Which brings me to the factor I blame the most: me.  I'm not usually one to dwell on the past, wallowing about mistakes, pondering what might have been. (Actually, that's exactly who I am.) However, I have to look upon my failed candidacy with a critical eye. The questions are myriad. Were the pants too red? Did I make the campaign buttons too late in the game? Should I have left my goofy mug off of said buttons? Surely, my third party bid didn't fail because I am grossly unprepared to be President. That sin doesn't seem to be a disqualifying factor any longer, does it?

I don't know exactly how I would have performed if elected, but I have reflected upon how I would have handled some circumstances encountered by our Tweeter-in-Chief.  I would grant interviews to networks other than Faux News and CBN. I wouldn't wait days to make  a canned statement I didn't really believe in the wake of the Charlottesville violence.  I would refrain from insulting war heroes and war widows alike. I wouldn't assume kneeling during the national anthem is disrespecting the troops.  I would keep the FBI director.  I would not host a bogus, photo-op cabinet meeting to demand fealty from my secretaries. (Maybe cupcakes, but never blind loyalty.) I would seek to reassure and aid the citizens of Puerto Rico. I would not Twitter bicker with members of my own party or the crazy kid across the Pacific.  Yes, I would have done a few things differently.  Alas, the past is past. We don't get mulligans in election years. After all, it is only hindsight that is 20/20.
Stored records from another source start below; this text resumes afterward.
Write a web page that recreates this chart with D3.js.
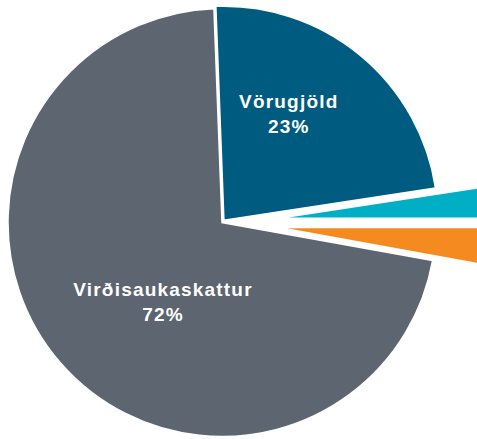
<!DOCTYPE html>
<html>
<head>
<meta charset="utf-8">
<script src="https://cdn.jsdelivr.net/npm/d3@7"></script>
<style>
  body { margin: 0; background: #fff; }
  svg { display: block; }
</style>
</head>
<body>
<div id="chart-area"></div>
<script>
// data
var categories = ["Vörugjöld", "Tollar", "Annað", "Virðisaukaskattur"];
var values = [23.2, 2.4, 2.85, 71.55];
var labelled = ["Vörugjöld", "Virðisaukaskattur"];

var colors = ["#005b80", "#00afc6", "#f58b20", "#5c6570"];
var explode = [3, 57, 57, 0];
// small nudges for the two labels (px)
var labelNudge = { "Vörugjöld": [-17, -7], "Virðisaukaskattur": [38, -5] };

var width = 477, height = 439;
var cx = 222, cy = 222.5, radius = 214;

var svg = d3.select("#chart-area").append("svg")
    .attr("width", width)
    .attr("height", height);

var start = -2.16 * Math.PI / 180;
var pie = d3.pie()
    .sort(null)
    .startAngle(start)
    .endAngle(start + 2 * Math.PI)
    .value((d) => d.value);

var data = categories.map((c, i) => ({ name: c, value: values[i], i: i }));
var arcs = pie(data);

var arc = d3.arc().innerRadius(0).outerRadius(radius);
var labelArc = d3.arc().innerRadius(radius * 0.6).outerRadius(radius * 0.6);

function offset(d) {
    var mid = (d.startAngle + d.endAngle) / 2;
    var e = explode[d.data.i];
    return [Math.sin(mid) * e, -Math.cos(mid) * e];
}

var g = svg.append("g").attr("transform", "translate(" + cx + "," + cy + ")");

g.selectAll("path")
    .data(arcs)
    .enter()
    .append("path")
        .attr("d", arc)
        .attr("transform", (d) => "translate(" + offset(d).join(",") + ")")
        .attr("fill", (d) => colors[d.data.i])
        .attr("stroke", "#fff")
        .attr("stroke-width", 1.5);

var pct = d3.format(".0%");
var lab = g.selectAll("text.lab")
    .data(arcs.filter((d) => labelled.indexOf(d.data.name) >= 0))
    .enter()
    .append("text")
        .attr("class", "lab")
        .attr("text-anchor", "middle")
        .attr("fill", "#fff")
        .style("font-family", "'Liberation Sans', Arial, sans-serif")
        .style("font-weight", "bold")
        .style("font-size", "19px")
        .style("letter-spacing", "1.2px")
        .attr("transform", (d) => {
            var c = labelArc.centroid(d);
            var o = offset(d);
            var n = labelNudge[d.data.name];
            return "translate(" + (c[0] + o[0] + n[0]) + "," + (c[1] + o[1] + n[1]) + ")";
        });

lab.append("tspan")
    .attr("x", 0)
    .attr("y", -6)
    .text((d) => d.data.name);
lab.append("tspan")
    .attr("x", 0)
    .attr("y", 19)
    .text((d) => pct(d.data.value / 100));
</script>
</body>
</html>
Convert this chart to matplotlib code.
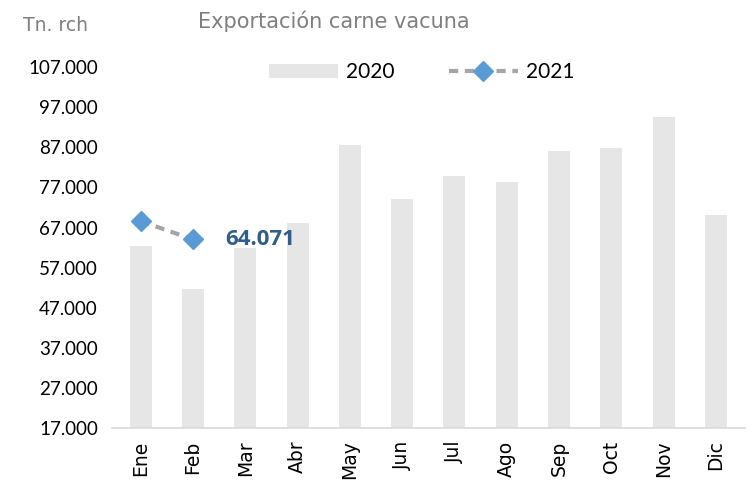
import numpy as np
import matplotlib
matplotlib.use('Agg')
from matplotlib import pyplot as plt
from matplotlib.ticker import FuncFormatter

# data
months = ['Ene', 'Feb', 'Mar', 'Abr', 'May', 'Jun', 'Jul', 'Ago', 'Sep', 'Oct', 'Nov', 'Dic']
exp_2020 = [62400, 51700, 62000, 68100, 87600, 74100, 79800, 78300, 86100, 86800, 94600, 70100]
exp_2021 = [68600, 64071]
yticks = np.arange(17000, 107001, 10000)

bar_color = '#E6E6E6'
mk_color = '#5B9BD5'
line_color = '#A5A5A5'
lab_color = '#2E5D8E'

fig = plt.figure(figsize=(7.56, 4.87), dpi=100)
ax = fig.add_axes([0.148, 0.121, 0.837, 0.741])

x = np.arange(len(months))
bars = ax.bar(x, exp_2020, width=0.42, color=bar_color, label='2020', zorder=1)
x21 = x[:len(exp_2021)]
line, = ax.plot(x21, exp_2021, color=line_color, linestyle=(0, (2.2, 1.6)), linewidth=3,
                marker='D', markersize=10, markerfacecolor=mk_color, markeredgecolor=mk_color,
                label='2021', zorder=3)

# label on the last 2021 point
ax.annotate(f'{exp_2021[-1]:,}'.replace(',', '.'), (x21[-1], exp_2021[-1]),
            xytext=(23, 0), textcoords='offset points', va='center', ha='left',
            fontsize=16, fontweight='bold', color=lab_color, family='Open Sans', zorder=4)

ax.set_xlim(-0.55, len(months) - 0.45)
ax.set_ylim(17000, 107000)
ax.set_yticks(yticks)
ax.yaxis.set_major_formatter(FuncFormatter(lambda v, p: f'{int(v):,}'.replace(',', '.')))
ax.set_xticks(x)
ax.set_xticklabels(months)
for lab in ax.get_xticklabels():
    lab.set_rotation(90)
    lab.set_fontsize(13.5)
    lab.set_family('DejaVu Sans')
for lab in ax.get_yticklabels():
    lab.set_fontsize(13.5)
    lab.set_family('Lato')
ax.tick_params(axis='y', length=0, pad=10)
ax.tick_params(axis='x', length=0, pad=9)

for s in ['top', 'right', 'left']:
    ax.spines[s].set_visible(False)
ax.spines['bottom'].set_color('#D9D9D9')
ax.spines['bottom'].set_linewidth(1.2)

leg = ax.legend([bars, line], ['2020', '2021'], loc='upper center', bbox_to_anchor=(0.49, 1.065),
                ncol=2, frameon=False, handlelength=3.3, columnspacing=2.6, handletextpad=0.4,
                prop={'family': 'Lato', 'size': 15})

fig.text(0.262, 0.957, 'Exportación carne vacuna', fontsize=15, color='#7F7F7F',
         family='DejaVu Sans', va='center', ha='left')
fig.text(0.03, 0.947, 'Tn. rch', fontsize=13.5, color='#7F7F7F',
         family='DejaVu Sans', va='center', ha='left')

fig.savefig('out.png', dpi=100)
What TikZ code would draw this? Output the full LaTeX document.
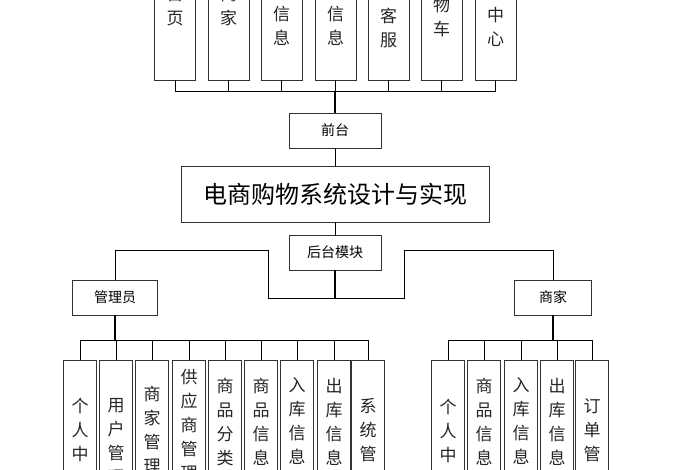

Speaking of 2020, in a not-at-all forced segue, I'm once again ready for action.  On this infamous anniversary, I hereby officially declare my 2020 presidential campaign has begun.  If you are one of the three people who voted for me last year, I hope I can count on your support again.  To you other 200 million registered voters, I say, "Welcome aboard the Ever Forward Express. It's time to right some wrongs."  Campaign donations in the form of cash, checks, or chicken wings can be made directly to @Hailey4America.